A block of data:
○ ○ ○ ○ ○ ○ ○

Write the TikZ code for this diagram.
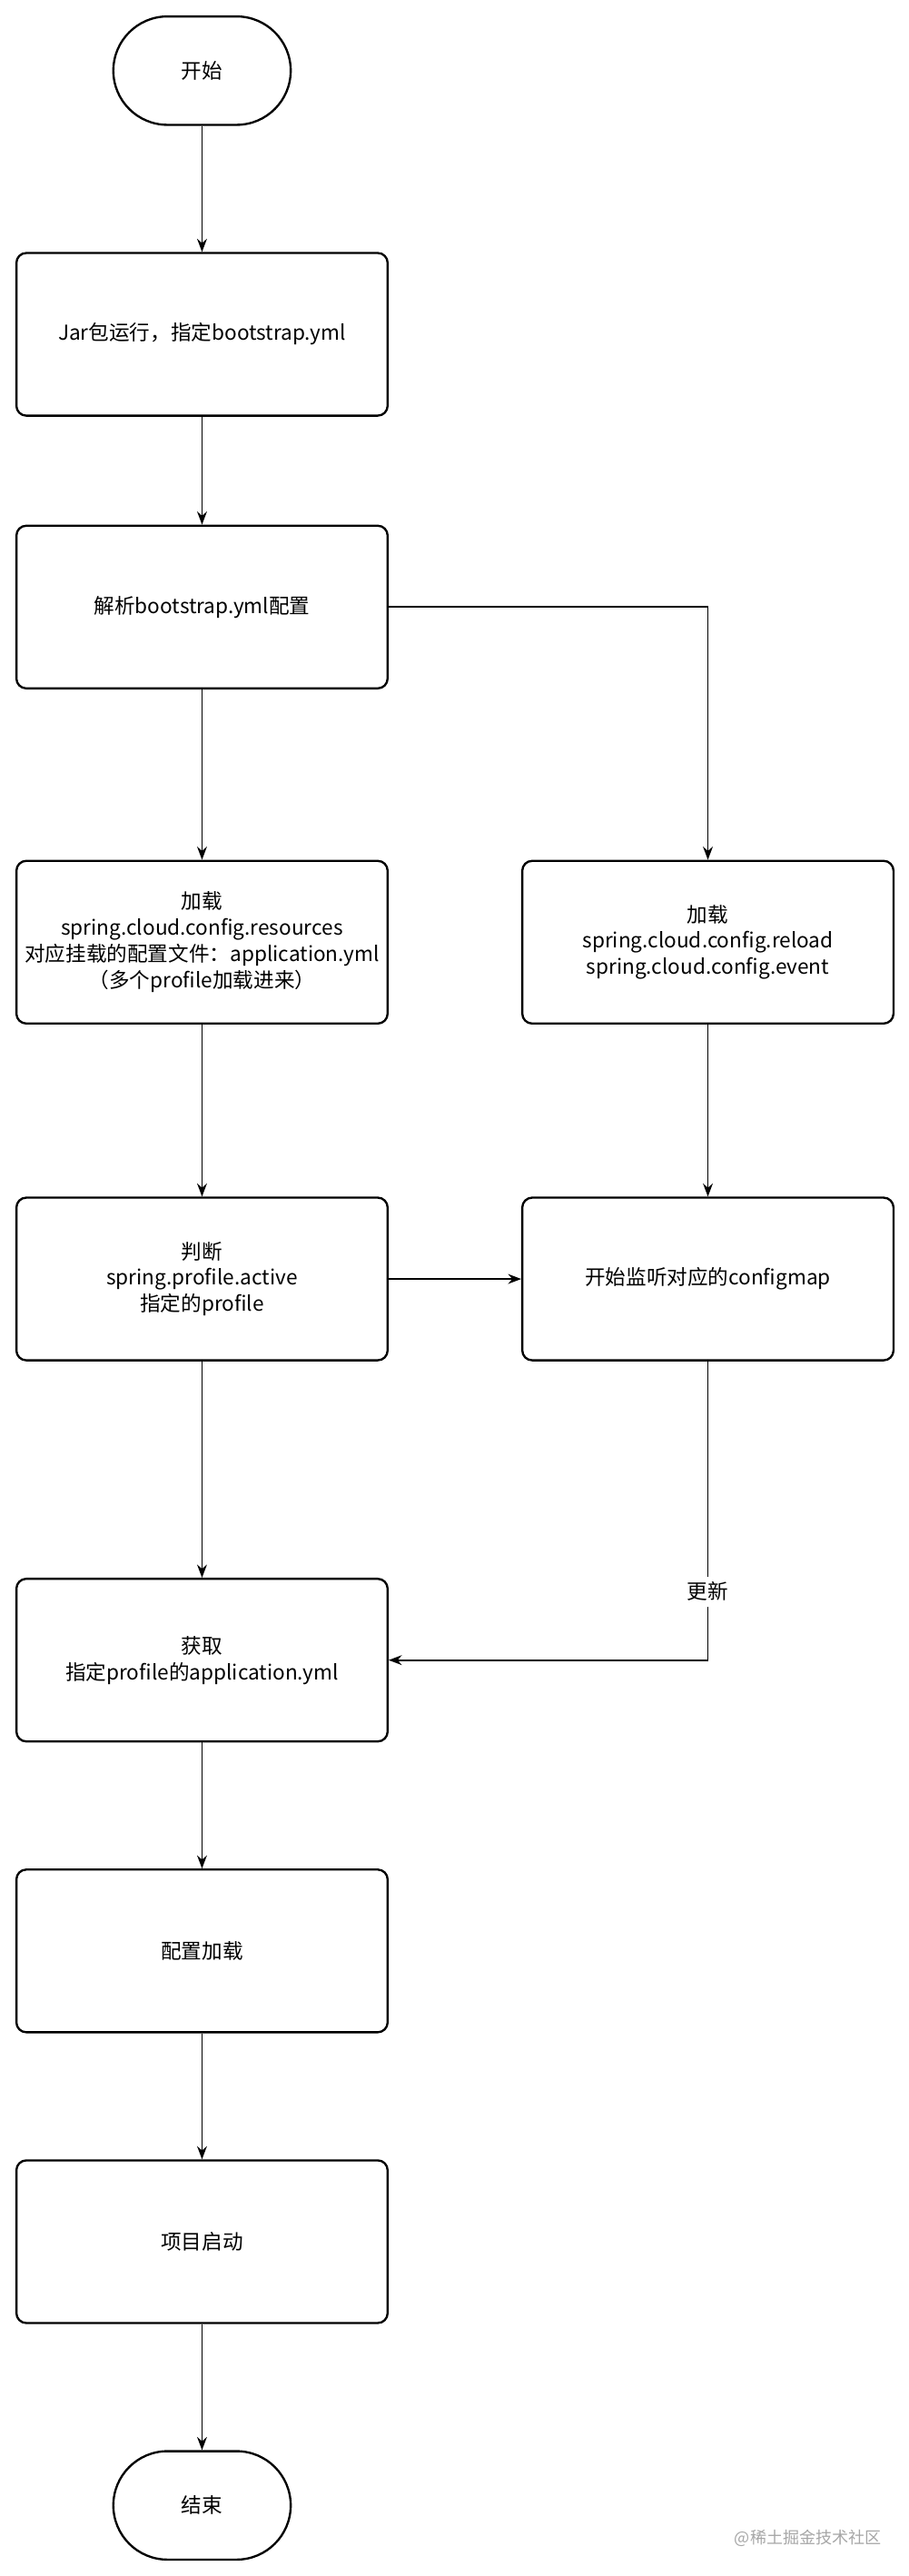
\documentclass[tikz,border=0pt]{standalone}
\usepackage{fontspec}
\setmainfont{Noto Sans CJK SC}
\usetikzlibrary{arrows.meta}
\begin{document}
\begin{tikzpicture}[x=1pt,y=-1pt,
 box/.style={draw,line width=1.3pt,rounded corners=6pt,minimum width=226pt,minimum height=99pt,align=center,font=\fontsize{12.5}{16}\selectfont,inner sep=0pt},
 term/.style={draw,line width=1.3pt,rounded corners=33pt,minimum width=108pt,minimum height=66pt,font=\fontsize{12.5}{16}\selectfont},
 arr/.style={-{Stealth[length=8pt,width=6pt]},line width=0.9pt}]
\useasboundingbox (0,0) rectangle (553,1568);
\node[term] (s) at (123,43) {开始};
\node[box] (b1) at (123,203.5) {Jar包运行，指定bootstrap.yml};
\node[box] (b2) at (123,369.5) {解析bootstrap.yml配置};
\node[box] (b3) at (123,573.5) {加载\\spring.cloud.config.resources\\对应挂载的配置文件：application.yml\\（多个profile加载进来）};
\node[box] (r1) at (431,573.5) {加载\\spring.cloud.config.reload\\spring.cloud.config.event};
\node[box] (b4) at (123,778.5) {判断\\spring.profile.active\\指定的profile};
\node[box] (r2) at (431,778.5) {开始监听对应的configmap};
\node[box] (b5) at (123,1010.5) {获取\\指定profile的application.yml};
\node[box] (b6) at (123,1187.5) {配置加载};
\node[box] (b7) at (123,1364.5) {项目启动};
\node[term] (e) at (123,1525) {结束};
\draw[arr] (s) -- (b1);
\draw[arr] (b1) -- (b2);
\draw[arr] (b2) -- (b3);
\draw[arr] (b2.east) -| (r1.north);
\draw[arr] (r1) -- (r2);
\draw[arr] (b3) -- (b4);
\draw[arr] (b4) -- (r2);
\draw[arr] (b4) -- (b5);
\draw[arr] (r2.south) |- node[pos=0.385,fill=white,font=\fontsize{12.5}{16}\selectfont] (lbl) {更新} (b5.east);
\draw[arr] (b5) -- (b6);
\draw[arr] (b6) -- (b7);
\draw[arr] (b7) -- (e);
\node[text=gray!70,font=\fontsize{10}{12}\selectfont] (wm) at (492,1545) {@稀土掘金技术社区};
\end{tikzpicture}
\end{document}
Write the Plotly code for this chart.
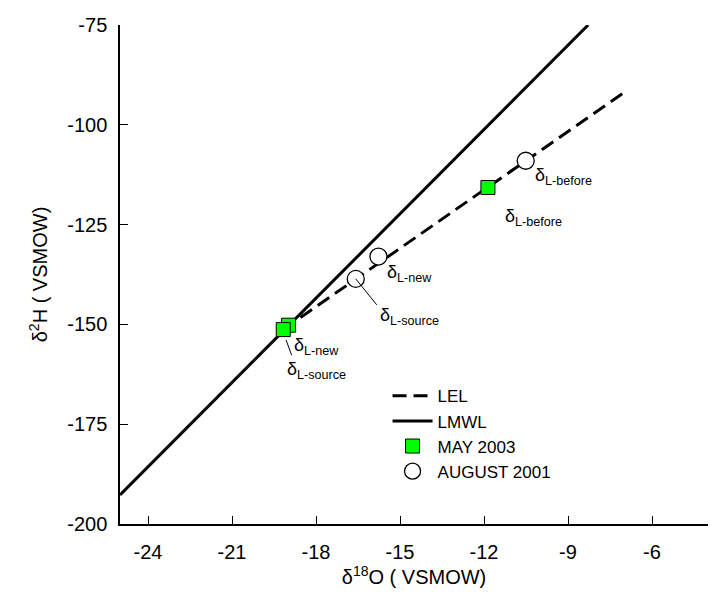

○ ○ ○ ○ ○ ○ ○

Filter the listing above for the string "code" and copy every matching line.

Write the TikZ code for this diagram.
Write the Plotly code for this chart.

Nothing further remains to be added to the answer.